Welcome To The Bitchery
Welcome To The Bitchery

I would like to talk for a minute about falling. For those of you who have been following along at home, I've been writing for the past couple weeks about my experiences with both climbing and depression. And tater tots, but that's less relevant. Please consider this a trigger warning with regards to those issues.

There is a saying in the climbing world that is no such thing as falling, there is only letting go. I call bullshit, because I can't tell you how many times I've taken a tumble when my feet apparently chose to let go without conference calling my brain, or because the flake of rock I was gripping chose to let go while I continued holding it. But I understand the metaphor. I am picturing myself on a specific route. It's an overhang, and I have to pull myself up over the ledge before I have anywhere to put my feet. My left hand clings to a light bulb shaped rock that is, to use a technical term, "a slippery ass motherfucker." My right hand grips a rough pocket, sandpapery sharp enough to cut through my weathered callouses and the paste of chalk and sweat coating my palms. My strength saps out like sweat down my back. I weigh my options. If I try to make the move, I may fall. If I hold here any longer, I will definitely fall. Defeated, I slink downwards back to what I perceive to be a safe place.

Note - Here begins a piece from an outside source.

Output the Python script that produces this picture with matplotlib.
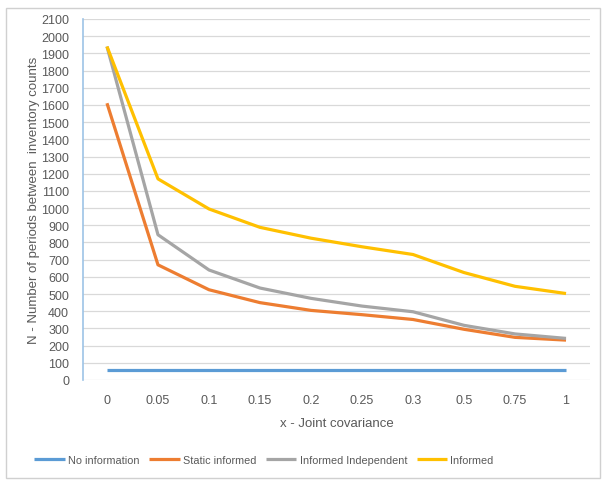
import matplotlib.pyplot as plt
from matplotlib.patches import Rectangle

categories = ["0", "0.05", "0.1", "0.15", "0.2", "0.25", "0.3", "0.5", "0.75", "1"]
no_information = [60, 60, 60, 60, 60, 60, 60, 60, 60, 60]
static_informed = [1610, 670, 525, 450, 405, 380, 352, 295, 248, 232]
informed_independent = [1940, 845, 640, 535, 475, 430, 397, 318, 268, 242]
informed = [1940, 1170, 995, 888, 825, 775, 730, 625, 545, 503]

series = [
    ("No information", no_information, "#5b9bd5"),
    ("Static informed", static_informed, "#ed7d31"),
    ("Informed Independent", informed_independent, "#a5a5a5"),
    ("Informed", informed, "#ffc000"),
]

text_color = "#595959"
plt.rcParams["font.family"] = ["Liberation Sans", "DejaVu Sans"]

fig = plt.figure(figsize=(6.06, 4.85), dpi=100)
fig.patches.append(Rectangle((6 / 606, 6 / 485), 594 / 606, 470 / 485,
                             transform=fig.transFigure, fill=False,
                             edgecolor="#d0d0d0", linewidth=1.0))

ax = fig.add_axes([83 / 606, 1 - 381 / 485, 507 / 606, 361 / 485])
x = list(range(len(categories)))
for name, vals, color in series:
    ax.plot(x, vals, color=color, linewidth=2.3, label=name,
            solid_capstyle="butt", zorder=3)

ax.set_xlim(-0.47, len(categories) - 0.53)
ax.set_ylim(0, 2100)
ax.set_yticks(range(0, 2101, 100))
ax.set_xticks(x)
ax.set_xticklabels(categories)
ax.yaxis.grid(True, color="#d9d9d9", linewidth=0.9, zorder=0)
ax.set_axisbelow(True)

for side in ["top", "right", "bottom"]:
    ax.spines[side].set_visible(False)
ax.spines["left"].set_color("#9dc3e6")
ax.spines["left"].set_linewidth(1.2)

ax.tick_params(axis="both", length=0, labelsize=9, labelcolor=text_color)
ax.tick_params(axis="x", pad=10)
ax.tick_params(axis="y", pad=10)

ax.set_xlabel("x - Joint covariance", fontsize=9.5, color=text_color, labelpad=8)
ax.set_ylabel("N - Number of periods between  inventory counts", fontsize=9.5,
              color=text_color, labelpad=1)

fig.legend(loc="center", bbox_to_anchor=(264 / 606, 1 - 461 / 485), ncol=4,
           frameon=False, fontsize=7.8, handlelength=2.8, handletextpad=0.3,
           columnspacing=0.9, labelcolor=text_color)

fig.savefig("out.png", dpi=100)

As we learned last week, asking for help has not been my most successful strategy, but there's a friend on staff who has always been my personal climbing guru, and so we set up a date to do fall drills. This friend I once described as a "leprechaun sasquatch," but that doesn't get to the heart of him. He's an elemental flame that has morphed into human form, I am sure of it. Bright and feisty, flickering with energy and light, constantly moving. The massive red beard may also be playing into this fireball image I've created. But above all else he radiates warmth. He makes me feel safe, and that is not a thing that can be said for the rest of the world these days.


We start an easy climb. I will scamper on up to a given point and then just let go. The scampering goes well. His constant easy chatter helps. It's the "just letting go" that's not going.

He asks: what are you thinking right now?
Possible answers:
— I was calculating the possible angle of the fall, pondering the tensile strength of the rope, and assessing for any potential obstacles.
— I was writing a sonnet to commemorate the occasion, but can't let go until I think of a rhyme for harness.
— I was thinking of ordering a pizza.
What I am actually thinking:
— Ahhhhhhhhhhhhhhhhhhhhhhhhhhhhhhhhfuuuuuuuuuuuuuuuuuccccccccccckkkkkk
It's not my most poetic, I'll admit.

So we change the plan and he is chattering away. Books he's read about mental strength, strategies about breathing, possibly ordering a pizza (wait, that one sounds familiar), techniques for safe falls, he swings off random holds as he walks, bounces and rolls his shoulders as he gets excited for the topic, scrunches his nose up like a little kid, always moving, always giving off warmth and noise.

I am quiet, frustrated, my hands slightly shaking.

For the new plan, I will climb a hard route until I do not have a choice and fall more organically. The part where I start hyperventilating almost immediately is, admittedly, a problem.


What are you thinking, he asks.
The answer is still: ahhfuck (with lots of extra vowels)

We try again and now I'm making rookie mistakes, slipping and sloppy. Back down again.


He is silent and still. I sink into the static of the mat, still tied to the rope and my sense of defeat. He calls me by name and pauses again. It is the quiet more than anything that gets my attention.
I promise you I will always catch you, he says. No matter what happens, I will never let you hit the ground.

So here I am again on that overhang (technical term: nemesis*). If I try to push higher, I might fall. If I hang on any longer, I will definitely fall. No matter what happens, I will never let you hit the ground. I swing for the move. I fall. He catches me. And I am rewarded by a rush of adrenaline and my first real laugh in weeks.


When I go home to shower, I realize there are stains across my bathroom and I am not sure if they are blood or wine**. I am going to reach out for some genuine real help, and it's terrifying because I'm afraid I'm going to fall again. But I can't hold on any longer. There is no falling, there is only choosing to let go.


I hope someone catches me.

* Arch nemesis: that is another climbing pun. You are welcome.
** Oh heeeeey GT. Holla atcha squalor.